Las aves se han levantado para caer desmayadas en la porción de sombra que encuentren. Más que cacarear, roncan. Y bronca tendrías si no fuera porque lo que más tenés es hambre. Pero no te animás a entrar al rancho, encarar para la cocina y abrirle los cajones a María para buscar algo que puedas picar. Así que seguís de guardia sabiendo que ya es mediodía. Y que el próximo enemigo con el que te las vas a tener que enfrentar dentro de un rato es la siesta. Y decí que no comiste nada. Porque si te pesan así los párpados, ¿imaginate cómo estarías de tener algo en la panza?

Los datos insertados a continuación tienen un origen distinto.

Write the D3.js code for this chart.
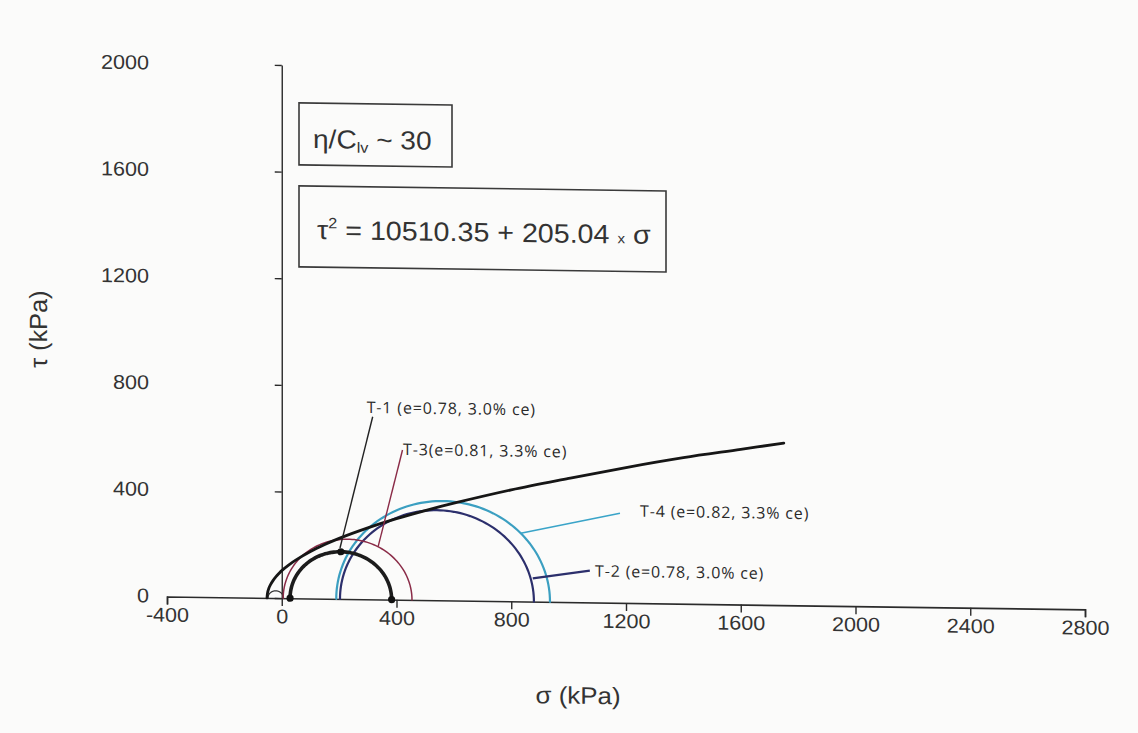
<!DOCTYPE html>
<html>
<head>
<meta charset="utf-8">
<script src="https://cdn.jsdelivr.net/npm/d3@7"></script>
<style>
  html, body { margin: 0; padding: 0; background: #fbfbfa; }
  svg { display: block; font-family: "Liberation Sans", Arial, sans-serif; }
</style>
</head>
<body>
<svg id="chart" width="1138" height="733"></svg>
<script>
// ---- axis ticks ----
const xTicks = [-400, 0, 400, 800, 1200, 1600, 2000, 2400, 2800];
const yTicks = [0, 400, 800, 1200, 1600, 2000];

// ---- Mohr circles of the four tests (kPa) ----
const testNames  = ["T-1", "T-2", "T-3", "T-4"];
const testLabels = ["T-1 (e=0.78, 3.0% ce)", "T-2 (e=0.78, 3.0% ce)",
                    "T-3(e=0.81, 3.3% ce)", "T-4 (e=0.82, 3.3% ce)"];
const sigma3 = [29, 203, 5, 190];     // minor principal stress
const sigma1 = [383, 879, 454, 935];  // major principal stress

// tensile circle near the origin
const tensionSigma3 = -48;
const tensionSigma1 = 6;

// ---- failure envelope  tau^2 = 10510.35 + 205.04 sigma ----
const envelopeSigma = [-51.3, -50, -45, -40, -30, -20, -10, 0, 25, 50, 100, 150, 200,
                       300, 400, 500, 600, 800, 1000, 1200, 1400, 1600, 1750];
const envelopeTau   = [0, 16, 36, 48, 66, 80, 92, 103, 125, 144, 176, 203, 227,
                       268, 304, 336, 365, 418, 464, 508, 548, 582, 608];

// ---- layout ----
const x = d3.scaleLinear().domain([-400, 2800]).range([167, 1085]);
const y = d3.scaleLinear().domain([0, 2000]).range([596.5, 63.4]);
const skew = 0.014;          // slight page slope of the printed figure
const stretch = 1.08;        // horizontal text proportion

const svg = d3.select("#chart");
const root = svg.append("g")
  .attr("transform", `translate(0,${-skew * 167}) skewY(${Math.atan(skew) * 180 / Math.PI})`);

const ink = "#2b2b2b";

// ---- x axis ----
const xAxis = d3.axisBottom(x).tickValues(xTicks).tickSize(8).tickSizeOuter(8)
  .tickPadding(1).tickFormat(d => String(d));
const gx = root.append("g").attr("transform", `translate(0,${y(0)})`).call(xAxis);
gx.select(".domain").attr("stroke", ink).attr("stroke-width", 1.6);
gx.selectAll(".tick line").attr("stroke", ink).attr("stroke-width", 1.4);
gx.selectAll(".tick text")
  .attr("fill", "#333").attr("font-size", 20)
  .attr("font-family", "'Liberation Sans', Arial, sans-serif")
  .attr("y", 11)
  .attr("transform", `scale(${stretch},1)`);

// ---- y axis at sigma = 0 ----
const yAxis = d3.axisLeft(y).tickValues(yTicks).tickSize(7).tickSizeOuter(0).tickFormat("");
const gy = root.append("g").attr("transform", `translate(${x(0)},0)`).call(yAxis);
gy.select(".domain").attr("stroke", ink).attr("stroke-width", 1.4);
gy.selectAll(".tick line").attr("stroke", ink).attr("stroke-width", 1.4);

// y tick labels, set out to the left of the plot
root.append("g").selectAll("g.ylab").data(yTicks).join("g")
  .attr("class", "ylab")
  .attr("transform", d => `translate(149,${y(d) - 1}) scale(${stretch},1)`)
  .append("text")
  .attr("text-anchor", "end").attr("dy", "0.36em")
  .attr("font-size", 20).attr("fill", "#333")
  .text(d => d);

// axis titles
root.append("g").attr("transform", `translate(578,698) scale(${stretch},1)`)
  .append("text").attr("text-anchor", "middle").attr("font-size", 24).attr("fill", "#333")
  .text("σ (kPa)");
root.append("g").attr("transform", `translate(47,331) rotate(-90)`)
  .append("text").attr("text-anchor", "middle").attr("font-size", 23).attr("fill", "#333")
  .attr("transform", `scale(1.1,${stretch})`)
  .text("τ (kPa)");

// ---- annotation boxes ----
const box1 = root.append("g");
box1.append("rect").attr("x", 299).attr("y", 101).attr("width", 153).attr("height", 62)
  .attr("fill", "none").attr("stroke", "#3a3a3a").attr("stroke-width", 1.6);
const t1 = box1.append("g").attr("transform", `translate(313,146) scale(${stretch},1)`)
  .append("text").attr("font-size", 26).attr("fill", "#333");
t1.append("tspan").text("η/C");
t1.append("tspan").attr("font-size", 15).attr("dy", 4).text("lv");
t1.append("tspan").attr("dy", -4).text(" ~ 30");

const box2 = root.append("g");
box2.append("rect").attr("x", 299).attr("y", 184).attr("width", 367).attr("height", 81)
  .attr("fill", "none").attr("stroke", "#3a3a3a").attr("stroke-width", 1.6);
const t2 = box2.append("g").attr("transform", `translate(317,237) scale(${stretch},1)`)
  .append("text").attr("font-size", 26.5).attr("fill", "#333");
t2.append("tspan").text("τ");
t2.append("tspan").attr("font-size", 15).attr("dy", -11).text("2");
t2.append("tspan").attr("dy", 11).text(" = 10510.35 + 205.04 ");
t2.append("tspan").attr("font-size", 14).text("x");
t2.append("tspan").text(" σ");

// ---- curves ----
const line = d3.line().x(d => x(d[0])).y(d => y(d[1]));
function mohr(s3, s1) {
  const c = (s1 + s3) / 2, r = (s1 - s3) / 2;
  return d3.range(0, 181, 2).map(a => [c + r * Math.cos(a * Math.PI / 180), r * Math.sin(a * Math.PI / 180)]);
}

const circleStyle = {
  "T-1": { color: "#1c1c1c", width: 3.6 },
  "T-2": { color: "#2c2f6c", width: 2.2 },
  "T-3": { color: "#8a2b47", width: 1.5 },
  "T-4": { color: "#3b9fc1", width: 2.2 }
};

// tensile circle
root.append("path").datum(mohr(tensionSigma3, tensionSigma1))
  .attr("d", line).attr("fill", "none").attr("stroke", "#333").attr("stroke-width", 1.2);

// draw order: T-4, T-2, T-3, T-1
[3, 1, 2, 0].forEach(i => {
  const s = circleStyle[testNames[i]];
  root.append("path").datum(mohr(sigma3[i], sigma1[i]))
    .attr("d", line).attr("fill", "none")
    .attr("stroke", s.color).attr("stroke-width", s.width)
    .attr("stroke-linecap", "round");
});

// failure envelope
const envPts = envelopeSigma.map((s, i) => [s, envelopeTau[i]]);
root.append("path").datum(envPts)
  .attr("d", d3.line().x(d => x(d[0])).y(d => y(d[1])).curve(d3.curveCatmullRom.alpha(0.5)))
  .attr("fill", "none").attr("stroke", "#161616").attr("stroke-width", 2.8)
  .attr("stroke-linecap", "round");

// markers on the T-1 circle
{
  const c = (sigma1[0] + sigma3[0]) / 2, r = (sigma1[0] - sigma3[0]) / 2;
  root.append("g").selectAll("circle").data([[sigma3[0], 0], [sigma1[0], 0], [c, r]]).join("circle")
    .attr("cx", d => x(d[0])).attr("cy", d => y(d[1])).attr("r", 3.6).attr("fill", "#111");
}

// ---- call-out labels with leaders (positions in kPa) ----
const callouts = [
  { i: 0, at: [296, 699], from: [317, 685], to: [203, 191], color: "#222", w: 1.4 },
  { i: 2, at: [423, 543], from: [421, 562], to: [336, 198], color: "#8a2b47", w: 1.4 },
  { i: 3, at: [1249, 324], from: [1179, 336], to: [833, 256], color: "#3aa4c8", w: 1.7 },
  { i: 1, at: [1092, 97], from: [1074, 119], to: [875, 87], color: "#2c2f6c", w: 2.2 }
];
callouts.forEach(c => {
  root.append("line")
    .attr("x1", x(c.from[0])).attr("y1", y(c.from[1]))
    .attr("x2", x(c.to[0])).attr("y2", y(c.to[1]))
    .attr("stroke", c.color).attr("stroke-width", c.w);
  root.append("text")
    .attr("x", x(c.at[0])).attr("y", y(c.at[1]))
    .attr("font-family", "'Open Sans', 'Noto Sans', sans-serif")
    .attr("font-size", 16).attr("letter-spacing", 0.85).attr("fill", "#2a2a2a")
    .text(testLabels[c.i]);
});
</script>
</body>
</html>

Dejás la escopeta apoyada en la pared, o acostada en el suelo, para pellizcarte las manos cada vez que cabeceás. Tus uñas negras están a punto de hacerte sangrar la piel de tanto que te las hincás. Cabeceás fulero una, dos, tres veces; y medio como que te vas un poquito para adelante y el cogote te queda doliendo. No se te dispara el arma de casualidad. Te frotás la palma bien abierta por la cara para despabilarte. Cerrás los ojos un segundo y cuando los volvés a abrir ahí está él.

Lo ves.

Por primera vez en tu vida.

Viniendo hacia vos.

Un relámpago viborea en el cielo.

En un cielo ausente de nubes de tormenta.

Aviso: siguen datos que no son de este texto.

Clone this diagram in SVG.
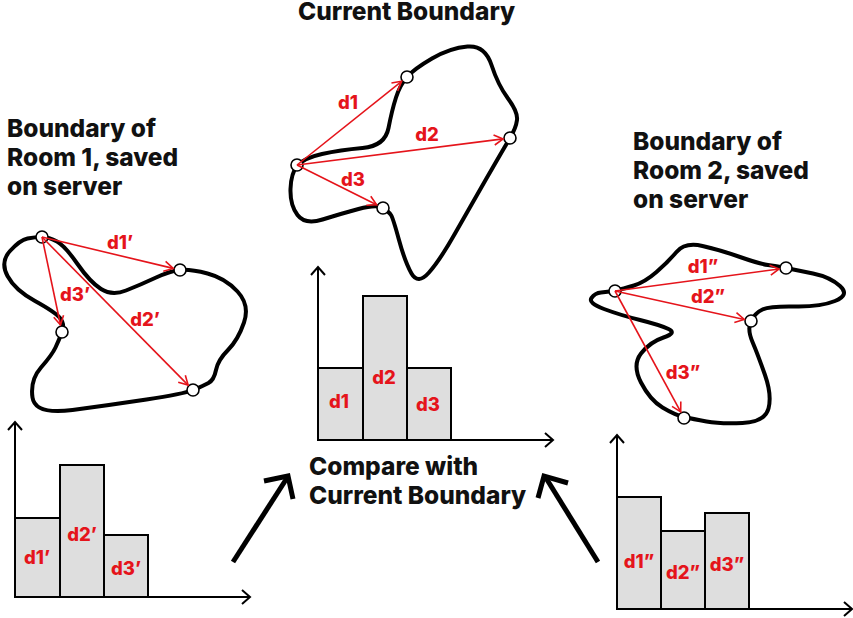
<svg xmlns="http://www.w3.org/2000/svg" width="853" height="618" viewBox="0 0 853 618">
<style>
.title{font-family:Inter,"Liberation Sans",sans-serif;font-weight:800;font-size:24.5px;fill:#111}
.lbl{font-family:Inter,"Liberation Sans",sans-serif;font-weight:800;font-size:18.5px;fill:#e5141b;text-anchor:middle}
.blob{fill:none;stroke:#000;stroke-width:4;stroke-linejoin:round}
.pt{fill:#fff;stroke:#000;stroke-width:1.6}
.dist{stroke:#e5141b;stroke-width:1.6;fill:none;marker-end:url(#rh)}
.axis{stroke:#000;stroke-width:2;fill:none}
.ahead{stroke:#000;stroke-width:2;fill:none}
.bar{fill:#dedede;stroke:#000;stroke-width:2}
.big{stroke:#000;stroke-width:5;fill:none}
</style>
<defs>
<marker id="rh" markerUnits="userSpaceOnUse" markerWidth="12" markerHeight="12" refX="10" refY="5" orient="auto" overflow="visible">
<path d="M1,0 L10,5 L1,10" fill="none" stroke="#e5141b" stroke-width="1.6"/>
</marker>
</defs>

<text class="title" x="298" y="20">Current Boundary</text>
<text class="title" x="7" y="137">Boundary of</text>
<text class="title" x="7" y="166">Room 1, saved</text>
<text class="title" x="7" y="195">on server</text>
<text class="title" x="633" y="150">Boundary of</text>
<text class="title" x="633" y="179">Room 2, saved</text>
<text class="title" x="633" y="208">on server</text>
<text class="title" x="309" y="475">Compare with</text>
<text class="title" x="309" y="504">Current Boundary</text>

<g id="current-boundary">
<path class="blob" d="M290.5,189 Q291,173 297.5,165.5 Q304,158 322,154 Q340,150 362.5,148 Q385,146 388.5,128 Q392,110 396,97.5 Q400,85 407,77 Q414,69 432,58.5 Q450,48 467.5,46.5 Q485,45 491.5,65 Q498,85 508,98.5 Q518,112 517,120 Q516,128 510,138 Q504,148 487,177.5 Q470,207 455,233.5 Q440,260 429,272.5 Q418,285 411.5,273.5 Q405,262 399,240 Q393,218 391,215 Q389,212 383,208 Q377,204 358.5,209 Q340,214 322.5,219.5 Q305,225 297.5,215 Q290,205 290.5,189 Z"/>
<circle class="pt" cx="297" cy="165" r="6"/>
<circle class="pt" cx="407" cy="77" r="6"/>
<circle class="pt" cx="510" cy="138" r="6"/>
<circle class="pt" cx="383" cy="208" r="6"/>
<line class="dist" x1="297" y1="165" x2="401.6" y2="81.3"/>
<line class="dist" x1="297" y1="165" x2="503.1" y2="138.9"/>
<line class="dist" x1="297" y1="165" x2="376.6" y2="204.8"/>
<text class="lbl" x="348" y="109">d1</text>
<text class="lbl" x="427" y="141">d2</text>
<text class="lbl" x="353" y="186">d3</text>
</g>

<g id="room1-boundary">
<path class="blob" d="M27.5,238.5 Q35,237 42,237 Q49,237 57,241.5 Q65,246 77.5,264 Q90,282 101,289 Q112,296 126,290.5 Q140,285 155,278 Q170,271 180,270 Q190,269 207.5,273.5 Q225,278 237.5,291.5 Q250,305 244,322.5 Q238,340 228,350 Q218,360 216,370 Q214,380 208.5,383 Q203,386 193,390 Q183,394 146.5,399.5 Q110,405 72.5,410 Q35,415 32.5,397.5 Q30,380 41,367.5 Q52,355 55.5,347.5 Q59,340 62,332 Q65,324 60,318 Q55,312 35,301 Q15,290 7.5,276 Q0,262 10,251 Q20,240 27.5,238.5 Z"/>
<circle class="pt" cx="42" cy="237" r="6"/>
<circle class="pt" cx="180" cy="270" r="6"/>
<circle class="pt" cx="62" cy="332" r="6"/>
<circle class="pt" cx="193" cy="390" r="6"/>
<line class="dist" x1="42" y1="237" x2="173.2" y2="268.4"/>
<line class="dist" x1="42" y1="237" x2="188.1" y2="385.1"/>
<line class="dist" x1="42" y1="237" x2="60.5" y2="325"/>
<text class="lbl" x="120" y="249">d1’</text>
<text class="lbl" x="75" y="301">d3’</text>
<text class="lbl" x="145" y="326">d2’</text>
</g>

<g id="room2-boundary">
<path class="blob" d="M601,292.5 Q607,292 615,290.5 Q623,289 634,285.5 Q645,282 656.5,272 Q668,262 676.5,252 Q685,242 702.5,246 Q720,250 740,257 Q760,264 768,265 Q776,266 786,268 Q796,270 813,273.5 Q830,277 840,286 Q850,295 835,301 Q820,307 795,306.5 Q770,306 762.5,309.5 Q755,313 751,321 Q747,329 752.5,342 Q758,355 765,375 Q772,395 768.5,408.5 Q765,422 742.5,423 Q720,424 706.5,421.5 Q693,419 684,417 Q675,415 662.5,407.5 Q650,400 641,382.5 Q632,365 641,353.5 Q650,342 663.5,337.5 Q677,333 668.5,329 Q660,325 640,320 Q620,315 604,309 Q588,303 591.5,298 Q595,293 601,292.5 Z"/>
<circle class="pt" cx="615" cy="291" r="6"/>
<circle class="pt" cx="786" cy="268" r="6"/>
<circle class="pt" cx="751" cy="321" r="6"/>
<circle class="pt" cx="684" cy="418" r="6"/>
<line class="dist" x1="615" y1="291" x2="779.1" y2="269"/>
<line class="dist" x1="615" y1="291" x2="744.2" y2="319.5"/>
<line class="dist" x1="615" y1="291" x2="680.7" y2="411.9"/>
<text class="lbl" x="703" y="273">d1”</text>
<text class="lbl" x="708" y="303">d2”</text>
<text class="lbl" x="683" y="379">d3”</text>
</g>

<g id="hist-room1">
<rect class="bar" x="15" y="518" width="45" height="79"/>
<rect class="bar" x="60" y="465" width="44" height="132"/>
<rect class="bar" x="104" y="535" width="44" height="62"/>
<path class="axis" d="M15,597 V423 M15,597 H249"/>
<path class="ahead" d="M8,430 L15,422 L22,430 M242,590 L250,597 L242,604"/>
<text class="lbl" x="37" y="564">d1’</text>
<text class="lbl" x="82" y="541">d2’</text>
<text class="lbl" x="126" y="575">d3’</text>
</g>

<g id="hist-current">
<rect class="bar" x="318" y="368" width="45" height="72"/>
<rect class="bar" x="363" y="296" width="44" height="144"/>
<rect class="bar" x="407" y="368" width="44" height="72"/>
<path class="axis" d="M318,440 V268 M318,440 H552"/>
<path class="ahead" d="M311,275 L318,267 L325,275 M545,433 L553,440 L545,447"/>
<text class="lbl" x="339" y="408">d1</text>
<text class="lbl" x="384" y="384">d2</text>
<text class="lbl" x="428" y="411">d3</text>
</g>

<g id="hist-room2">
<rect class="bar" x="617" y="497" width="44" height="112"/>
<rect class="bar" x="661" y="531" width="44" height="78"/>
<rect class="bar" x="705" y="513" width="44" height="96"/>
<path class="axis" d="M617,609 V436 M617,609 H851"/>
<path class="ahead" d="M610,443 L617,435 L624,443 M844,602 L852,609 L844,616"/>
<text class="lbl" x="639" y="568">d1”</text>
<text class="lbl" x="683" y="579">d2”</text>
<text class="lbl" x="727" y="571">d3”</text>
</g>

<g id="connectors">
<path class="big" d="M233,562 L287,478"/>
<path class="big" d="M264,481 L288,476 L293,499"/>
<path class="big" d="M598,562 L546,478"/>
<path class="big" d="M538,498 L544,476 L568,483"/>
</g>
</svg>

En un cielo que duele ver de lo celeste.

Sí… es él…

Es el Viejo que bajó del monte.

¿El que llamó en rezos María para que venga a cuidarte?

¿El Supay del sur de Tucumán?

¿El del norte de Santiago?

¿O solo un primo que le viene a hurtar lo que es del Papá en su ausencia?

En honor a la verdad, todavía no lo sabés. Y todavía no lo distinguís bien. Mejor dicho: no la distinguís bien. A su figura. Por ahora solo es algo que se viene acercando a vos… ¿a doscientos? ¡¿cien metros ya?!

Achinás la mirada.

Pensás que es un hombre.

Te equivocás.

Salvo el sobretodo, que es del color del vino como le gusta al Papá, está vestido de negro. Pantalón, camisa, botas, sombrero y pañuelo anudado al cuello. Todo de negro. Se le nota aunque venga cubierto del polvo del camino.

Pensás: anda de a pie, ¿y cómo llegó hasta acá sin un caballo? ¿Y no tiene calor vestido así?

Te sorprende darte cuenta que en una mano lleva un poncho.

Mientras decidís si apuntarle o no ni bien entre al terreno de tu familia, las gallinas desesperadas empiezan a correr en círculos buscando donde esconderse. No del Viejo que bajó del monte. De otra cosa. Ves la sombra volando en el suelo… y te avivás sin la necesidad de mirar arriba, de mirar al cielo.

Lo que te faltaba.

Un halcón.

Justo cuando el Viejo que bajó del monte ha llegado a la entrada del rancho.

La escopeta es una doble caño. Tenés dos tiros. Después, sí o sí, recargar. Abrís para asegurarte de que esté con munición. Ves los dos cartuchos. La volvés a cerrar. La amartillás. Y, de corazón, esperás que la suerte no te sea esquiva y que con los primeros disparos los hagas cagar de una a los dos.

Al halcón.

Y al Viejo que bajó del monte.

Ya sea un primo que le viene a hurtar lo que es del Papá en su ausencia. El Supay del norte de Santiago del Estero. El del sur de Tucumán. O aquel que llamó en rezos María para que venga a cuidarte.